The Back-to-Business column in The Medium focuses on business and economic news. Articles will address and analyze economic trends, financial developments, and workplace matters that are relevant to university students.
According to Microsoft’s 2022 Work Trend Index, around 53 per cent of employees are more likely to prioritize their personal well-being over work, and approximately 52 per cent of Gen Z and millennials are considering switching up their jobs within the next year. The data comes from survey respondents from 31 countries across the globe, including Canada.
This aligns with the contemporary trend of mass resignations and high turnover rates, culminating in the establishment of new terminology such as: “The Great Resignation,” “Quiet Quitting,” and “The Great Reshuffle.”
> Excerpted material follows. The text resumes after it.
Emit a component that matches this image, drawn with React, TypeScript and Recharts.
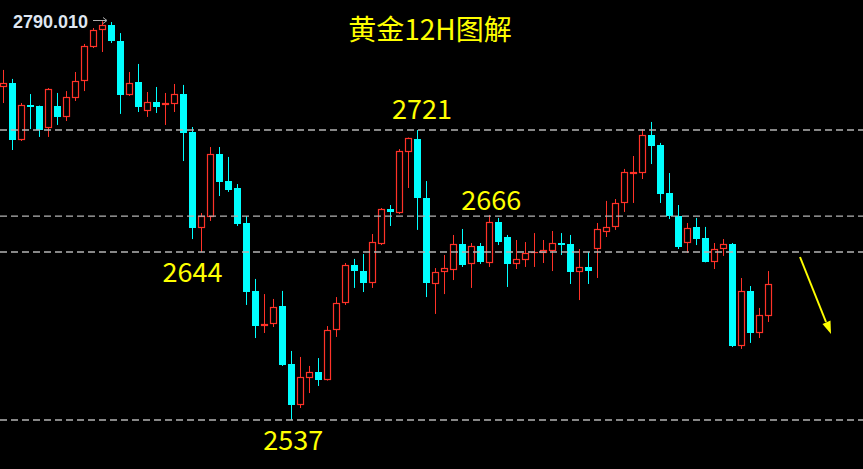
import React from 'react';
import { ComposedChart, Bar, XAxis, YAxis, ReferenceLine, ReferenceDot } from 'recharts';

// 12H gold candles (open, high, low, close)
const opens = [
  2748.3, 2750.8, 2714.7, 2736.9, 2736.2, 2722.3, 2736.2, 2729.3, 2741.3, 2752.1,
  2773.7, 2784.5, 2787.6, 2777.5, 2743.2, 2751.5, 2733.1, 2738.8, 2736.9, 2737.5,
  2743.8, 2719.7, 2658.8, 2665.8, 2705.8, 2688.6, 2684.2, 2662.0, 2618.9, 2596.6,
  2597.9, 2609.3, 2572.5, 2546.5, 2563.7, 2567.5, 2562.4, 2594.1, 2611.2, 2635.3,
  2631.5, 2623.9, 2648.7, 2670.9, 2668.3, 2707.0, 2715.3, 2677.9, 2623.3, 2630.9,
  2632.2, 2648.7, 2636.0, 2647.4, 2636.6, 2662.6, 2653.1, 2636.0, 2638.5, 2643.0,
  2643.0, 2644.2, 2649.3, 2648.7, 2630.9, 2634.1, 2645.5, 2656.3, 2659.5, 2674.7,
  2693.1, 2693.7, 2717.8, 2711.5, 2681.0, 2666.4, 2649.3, 2659.5, 2652.5, 2637.3,
  2645.5, 2648.7, 2584.0, 2618.9, 2592.2, 2603.0,
];
const highs = [
  2759.1, 2753.4, 2738.1, 2743.8, 2736.5, 2747.6, 2744.5, 2745.7, 2757.8, 2775.6,
  2785.7, 2790.0, 2789.5, 2782.5, 2757.8, 2762.9, 2745.1, 2748.3, 2744.5, 2750.2,
  2749.6, 2722.9, 2668.3, 2710.2, 2710.2, 2703.9, 2686.7, 2666.4, 2626.5, 2616.9,
  2613.8, 2618.9, 2580.8, 2577.0, 2571.3, 2576.3, 2596.6, 2615.0, 2636.6, 2639.2,
  2642.3, 2655.0, 2671.5, 2673.4, 2708.9, 2716.2, 2721.0, 2688.6, 2633.4, 2641.7,
  2654.4, 2658.2, 2649.3, 2649.3, 2667.1, 2665.2, 2654.4, 2651.2, 2649.9, 2655.6,
  2651.2, 2656.9, 2655.6, 2654.4, 2645.5, 2643.6, 2662.0, 2676.0, 2677.2, 2696.3,
  2704.5, 2721.6, 2726.1, 2712.8, 2693.7, 2673.4, 2662.0, 2665.2, 2659.5, 2649.3,
  2651.8, 2649.3, 2627.1, 2622.0, 2608.1, 2631.5,
];
const lows = [
  2738.1, 2708.3, 2714.0, 2721.6, 2716.6, 2716.6, 2724.2, 2726.7, 2739.4, 2745.7,
  2773.0, 2770.5, 2776.2, 2731.2, 2742.6, 2732.4, 2729.3, 2731.8, 2724.2, 2732.4,
  2701.3, 2651.8, 2643.6, 2663.3, 2679.1, 2681.7, 2660.1, 2610.0, 2589.0, 2592.2,
  2596.0, 2571.3, 2537.0, 2544.6, 2554.1, 2558.6, 2562.0, 2589.7, 2610.0, 2620.8,
  2618.2, 2620.8, 2648.0, 2660.1, 2667.7, 2684.2, 2657.6, 2615.0, 2604.3, 2616.9,
  2625.8, 2634.1, 2620.8, 2636.0, 2634.1, 2648.0, 2621.4, 2632.8, 2634.1, 2634.1,
  2636.6, 2631.5, 2641.7, 2623.3, 2613.1, 2623.3, 2627.1, 2653.1, 2657.6, 2669.0,
  2674.7, 2689.9, 2699.4, 2674.7, 2664.5, 2645.5, 2643.0, 2648.0, 2637.0, 2632.8,
  2641.1, 2583.3, 2582.1, 2585.9, 2589.0, 2599.2,
];
const closes = [
  2750.8, 2714.7, 2736.9, 2735.6, 2721.0, 2747.0, 2729.3, 2741.9, 2752.1, 2774.3,
  2784.5, 2787.6, 2777.5, 2743.2, 2750.8, 2735.6, 2738.8, 2735.6, 2738.1, 2743.8,
  2719.1, 2658.8, 2666.4, 2705.8, 2688.0, 2682.9, 2661.4, 2618.2, 2596.6, 2597.9,
  2608.7, 2571.9, 2546.5, 2564.3, 2567.5, 2562.4, 2594.1, 2611.2, 2635.3, 2631.5,
  2623.9, 2649.9, 2670.9, 2669.0, 2707.7, 2715.9, 2677.9, 2623.9, 2630.9, 2633.4,
  2648.7, 2635.3, 2647.4, 2637.3, 2662.6, 2649.9, 2636.0, 2639.2, 2643.0, 2643.6,
  2644.9, 2649.3, 2648.0, 2630.9, 2634.1, 2631.5, 2658.2, 2659.5, 2674.7, 2694.4,
  2694.4, 2717.8, 2710.9, 2680.4, 2666.4, 2646.8, 2658.8, 2651.8, 2637.3, 2645.5,
  2648.7, 2584.0, 2618.9, 2592.2, 2603.6, 2623.3,
];

// key levels and their labels
const levels = [2721, 2666.4, 2643.6, 2537];
const levelLabels = [
  { text: '2721', i: 46.5, price: 2721, pos: 'top', offset: 11 },
  { text: '2666', i: 54.2, price: 2666.4, pos: 'top', offset: 6 },
  { text: '2644', i: 21, price: 2643.6, pos: 'bottom', offset: 11 },
  { text: '2537', i: 32.2, price: 2537, pos: 'bottom', offset: 11 },
];
const title = '黄金12H图解';
const topPrice = '2790.010';

const RED = '#ff3228';
const CYAN = '#00ffff';
const YELLOW = '#ffff00';
const FONT = '"Noto Sans CJK SC", "Noto Sans", sans-serif';

const data = opens.map((o, i) => ({ i, o, h: highs[i], l: lows[i], c: closes[i] }));

const Candle = (props: any) => {
  const { x, y, width, height, payload } = props;
  if (!payload) return null;
  const { o, h, l, c } = payload;
  const up = c >= o;
  const ratio = h - l > 0 ? height / (h - l) : 0;
  const cx = Math.round(x + width / 2 - 0.5) + 0.5;
  const yHigh = y;
  const yLow = y + height;
  const yTop = Math.round(y + (h - Math.max(o, c)) * ratio);
  let yBot = Math.round(y + (h - Math.min(o, c)) * ratio);
  if (yBot - yTop < 1) yBot = yTop + 1;
  if (up) {
    return (
      <g>
        <line x1={cx} x2={cx} y1={yHigh} y2={yTop} stroke={RED} strokeWidth={1} />
        <line x1={cx} x2={cx} y1={yBot} y2={yLow} stroke={RED} strokeWidth={1} />
        <rect x={cx - 3} y={yTop + 0.5} width={6} height={Math.max(yBot - yTop - 1, 0.01)} fill="#000" stroke={RED} strokeWidth={1.2} />
      </g>
    );
  }
  return (
    <g>
      <line x1={cx} x2={cx} y1={yHigh} y2={yLow} stroke={CYAN} strokeWidth={1} />
      <rect x={cx - 3.5} y={yTop} width={7} height={yBot - yTop} fill={CYAN} />
    </g>
  );
};

export default function App() {
  return (
    <div style={{ position: 'absolute', left: 0, top: 0, width: 863, height: 469, background: '#000', overflow: 'hidden' }}>
      <ComposedChart width={863} height={469} data={data} margin={{ top: 0, right: 0, bottom: 0, left: 0 }}>
        <XAxis type="number" dataKey="i" domain={[-0.3889, 95.5]} hide allowDataOverflow />
        <YAxis type="number" domain={[2505.91, 2803.48]} hide allowDataOverflow />
        {levels.map((v) => (
          <ReferenceLine key={v} y={v} stroke="#b4b4b4" strokeWidth={1.3} strokeDasharray="7 4" />
        ))}
        <Bar dataKey={(d: any) => [d.l, d.h]} barSize={7} shape={Candle} isAnimationActive={false} />
        {levelLabels.map((lb) => (
          <ReferenceDot
            key={lb.text}
            x={lb.i}
            y={lb.price}
            r={0}
            stroke="none"
            fill="none"
            label={{ value: lb.text, position: lb.pos as any, offset: lb.offset, fill: YELLOW, fontSize: 27, fontFamily: FONT }}
          />
        ))}
      </ComposedChart>
      <svg width={863} height={469} style={{ position: 'absolute', left: 0, top: 0, pointerEvents: 'none' }}>
        <text x={430} y={40} textAnchor="middle" fill={YELLOW} fontSize={28} fontFamily={FONT}>{title}</text>
        <text x={13} y={28} fill="#dfe6f0" fontSize={18} fontWeight="bold" fontFamily='"Liberation Sans", Arial, sans-serif'>{topPrice}</text>
        <line x1={93} y1={20.5} x2={106} y2={20.5} stroke="#b0b0b0" strokeWidth={1} />
        <path d="M103,17.5 L107,20.5 L103,23.5" fill="none" stroke="#b0b0b0" strokeWidth={1} />
        <line x1={800} y1={257} x2={826} y2={322} stroke={YELLOW} strokeWidth={2} />
        <polygon points="831,334 830.5,320.5 822.5,324" fill={YELLOW} />
      </svg>
    </div>
  );
}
UTM Department of Management professor, Rafael Chiuzi, explains that the three terms are part of a similar wave that has inspired changing mentalities amongst many workers.
“The Great Resignation,” coined in May 2021 by University College London professor, Anthony Klotz, refers to a period in the pandemic when people began to leave their current jobs without the prospect of securing a new one. “I think a lot of people decided to reassess what they wanted for their careers,” said Chiuzi as he explained the exodus of workers from the workplace.
A report prepared by Mental Health Research Canada highlights that during November and December of 2021, around 35 per cent of workers felt burnt out, marking the start of the Great Resignation.
“[‘The Great Resignation’] was a periodical thing. Now, I think we’re past that, and a new thing came along, which is dubbed ‘Quiet Quitting,’” states Chiuzi. Contrary to what its name suggests, “Quiet Quitting” does not imply that employees are quitting their jobs.
In the phenomenon of “Quiet Quitting,” workers recognize the importance of setting personal boundaries to do “the bare minimum of what [they are] paid for without feeling any guilt of doing so,” shares Chiuzi. Essentially, workers stick to their contractual obligations and refuse to engage in uncompensated labour.
Last comes the “Great Reshuffle,” which concerns the phenomenon of increasing employee turnover. Workers are more open to changing companies or even switching careers altogether, placing their values and visions ahead of loyalty towards an employer.
Statistic Canada’s Labour Force Survey from August 2022, demonstrated that the proportion of permanent employees aiming to switch jobs within the next year reached 11.9 per cent in August, which doubled from January’s 6.4 per cent.
Most businesses are aware of the shift in employee attitudes. For companies that are more responsive and democratic, remote or hybrid work and four-day work weeks are among some initiatives put forth to increase flexibility. An example would be Twitter, which allows its employees to work from the office, at home, or both.
“Quiet Quitting” and the “Great Reshuffle” have implications for both working individuals and people entering the workforce. Students aspiring to pursue their dream job may run into both obstacles and opportunities due to the ongoing phenomenon. “For my students, I see that they’re going to have to pick between stability and boldness,” says Chiuzi.
The current workplace encourages risk-taking—though the trade-off is increased volatility. On the other hand, students are exposed to more options and opportunities to kick-start their career than they were in the past, which carries promising long-term implications.
The Covid-19 pandemic spurred workers to reimagine their career goals, resulting in shifts in the workplace, and empowering employees to take control of their professional lives.